# [SOURCE MATERIAL]
......

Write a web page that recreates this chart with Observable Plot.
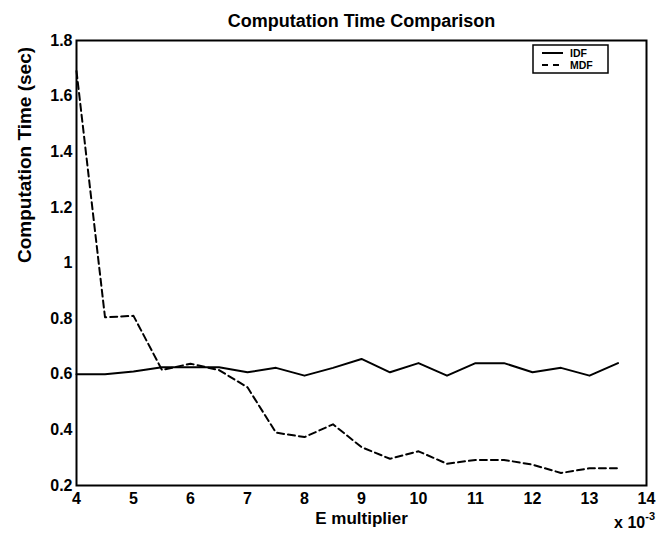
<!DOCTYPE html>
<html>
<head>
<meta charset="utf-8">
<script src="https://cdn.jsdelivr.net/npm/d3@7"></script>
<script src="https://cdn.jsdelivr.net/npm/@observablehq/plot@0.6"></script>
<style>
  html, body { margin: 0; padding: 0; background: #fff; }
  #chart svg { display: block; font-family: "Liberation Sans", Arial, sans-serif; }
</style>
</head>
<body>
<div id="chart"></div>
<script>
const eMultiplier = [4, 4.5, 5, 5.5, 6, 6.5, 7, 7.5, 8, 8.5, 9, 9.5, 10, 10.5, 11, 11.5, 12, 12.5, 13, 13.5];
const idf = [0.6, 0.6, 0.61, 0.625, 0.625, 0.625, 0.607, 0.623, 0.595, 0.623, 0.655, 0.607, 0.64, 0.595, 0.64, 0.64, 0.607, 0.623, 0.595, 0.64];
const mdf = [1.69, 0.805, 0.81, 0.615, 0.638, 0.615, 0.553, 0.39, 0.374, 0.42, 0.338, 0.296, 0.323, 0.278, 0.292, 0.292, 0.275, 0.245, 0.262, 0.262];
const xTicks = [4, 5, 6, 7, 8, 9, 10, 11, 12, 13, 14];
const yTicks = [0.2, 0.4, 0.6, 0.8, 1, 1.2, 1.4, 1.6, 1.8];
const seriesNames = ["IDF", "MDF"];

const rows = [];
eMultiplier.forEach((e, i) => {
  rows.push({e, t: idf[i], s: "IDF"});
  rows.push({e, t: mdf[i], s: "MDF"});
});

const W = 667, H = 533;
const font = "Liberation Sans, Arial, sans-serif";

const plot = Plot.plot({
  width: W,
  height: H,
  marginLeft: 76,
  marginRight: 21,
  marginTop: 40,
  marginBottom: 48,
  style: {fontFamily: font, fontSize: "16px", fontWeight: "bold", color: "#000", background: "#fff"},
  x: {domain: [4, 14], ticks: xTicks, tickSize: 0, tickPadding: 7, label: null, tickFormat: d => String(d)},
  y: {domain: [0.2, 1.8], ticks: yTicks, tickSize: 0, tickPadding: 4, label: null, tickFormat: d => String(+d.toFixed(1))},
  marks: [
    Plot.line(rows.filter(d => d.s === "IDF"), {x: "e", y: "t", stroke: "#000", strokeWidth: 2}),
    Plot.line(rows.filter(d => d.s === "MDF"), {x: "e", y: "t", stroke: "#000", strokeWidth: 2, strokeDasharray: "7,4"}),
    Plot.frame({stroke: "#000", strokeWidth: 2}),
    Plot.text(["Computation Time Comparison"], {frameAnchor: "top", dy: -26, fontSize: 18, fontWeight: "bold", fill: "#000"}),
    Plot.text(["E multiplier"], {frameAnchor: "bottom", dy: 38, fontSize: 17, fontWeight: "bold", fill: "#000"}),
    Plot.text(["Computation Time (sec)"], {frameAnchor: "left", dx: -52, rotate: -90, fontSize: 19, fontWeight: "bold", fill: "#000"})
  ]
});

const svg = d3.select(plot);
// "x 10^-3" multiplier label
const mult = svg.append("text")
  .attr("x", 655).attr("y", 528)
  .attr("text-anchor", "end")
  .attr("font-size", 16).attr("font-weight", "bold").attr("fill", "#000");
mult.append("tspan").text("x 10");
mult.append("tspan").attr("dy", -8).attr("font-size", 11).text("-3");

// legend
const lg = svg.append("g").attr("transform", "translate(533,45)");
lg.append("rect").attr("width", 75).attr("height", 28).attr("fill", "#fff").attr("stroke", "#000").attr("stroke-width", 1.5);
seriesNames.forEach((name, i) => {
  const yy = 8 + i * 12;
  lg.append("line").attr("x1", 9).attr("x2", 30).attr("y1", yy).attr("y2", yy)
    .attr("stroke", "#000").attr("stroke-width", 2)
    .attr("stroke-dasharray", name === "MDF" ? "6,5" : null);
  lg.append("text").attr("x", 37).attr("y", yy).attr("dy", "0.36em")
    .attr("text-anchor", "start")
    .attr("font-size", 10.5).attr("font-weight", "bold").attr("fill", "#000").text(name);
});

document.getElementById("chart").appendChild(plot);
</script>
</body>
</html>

......

# [WORK TO BE COMPLETED]
Look for lines containing the string "chart" and copy them all.

# [EXERCISE RESULT]
Write a web page that recreates this chart with Observable Plot.
  #chart svg { display: block; font-family: "Liberation Sans", Arial, sans-serif; }
<div id="chart"></div>
document.getElementById("chart").appendChild(plot);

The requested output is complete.